In recent years, I’ve spent a little extra money to upgrade all my hunting gear, and I hunt better and safer for it.

The housing of the Fenix HM65R headlamp I now use for deer hunting is built of a serious quality, black magnesium alloy. It’s strong, lightweight, and even waterproof to 2m.

The 2 lights—a large spot with clear lens and a smaller flood with diffuser lens—have individual on/off buttons, and can be used independently, which is practical in most hunting situations.

With an easy press of a button, you can engage 4 output levels on the spotlight; at the highest output, it’s a published 1000 lumens of light, which in layman’s term is very, very bright. Three flood light levels, which you’ll use a lot when climbing into and out of a tree stand or deer blind in the dark, offer wider, softer beams.

If you really need to light up the night you could flip on both lights at once, for a combined published maximum 1400 lumens of both neutral and white light at the highest settings.

Using both lights would be overkill for a hunting light, unless you’ll be tracking a shot buck after dark on a new moon night. And I hunt in some remote, wild places, like the thick wolf bush of northern Saskatchewan, where you go into a blind in the pitch-black each morning, and come out an hour after sundown each day. I want that overkill when I feel the need for comfort and safety, and this Fenix headlamp provides it.

The lights are powered by a Fenix 3500mAh 18650 rechargeable battery with a built-in USB-C charging port on the back of the light housing (charging cord included). The 4-step blue battery level indicator is handy; with a simple touch of either of the on/off buttons, you know how much battery you have at all times. Another excellent touch; you have to press and hold the button for 3 seconds to turn on either light, which prevents accidental turn on and a dead battery in the bottom of your pack.

Cheap headlamps have flimsy, ill-fitting headbands. Not this one. The adjustable orange-and-gray band and top strap (removable) fit snugly. The inside front of the wrap-around band has an interesting rubber grip strip, which helps to keep the frontal light solid and stable as you hike or climb into a tree stand, even when sweating when dragging a deer or quartering an elk.
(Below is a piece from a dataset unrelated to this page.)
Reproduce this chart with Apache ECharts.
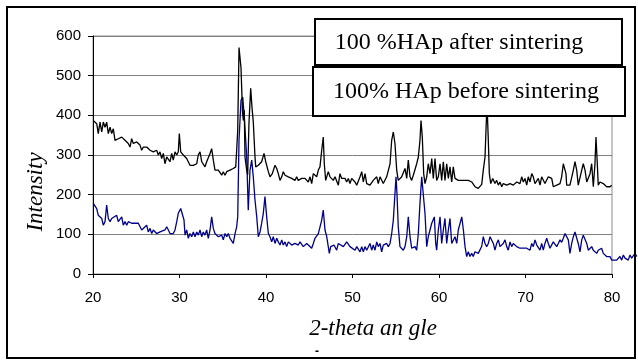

Fully charged, the HM65R provides excellent runtime. In most hunting situations you’ll use the low to medium floodlight and get more than 150 hours battery life. When you need more serious illumination from the spotlight, for example when tracking a bowshot animal deep in the woods after dark, you get 22 hours of runtime (medium mode). Plenty of time to find that animal.

My only gripe with this light is, ironically, that it can be too bright. Flip it on in a small, black deer blind at 5 a.m., for example, and even the low mode beam can make you blink uncomfortably and disorient you a bit. Other users and reviewers of the HM65R have said one more low light output mode would be good, and I agree.

Overall, if you want a top-quality headlamp for finding and climbing into a tree stand in the dark, or tracking a shot deer a mile or more in the woods, or packing fresh elk meat out of a remote canyon under a dark moon, you can’t go wrong with this one.

The Fenix HM65R comes with a lifetime warranty and is available for $94.95.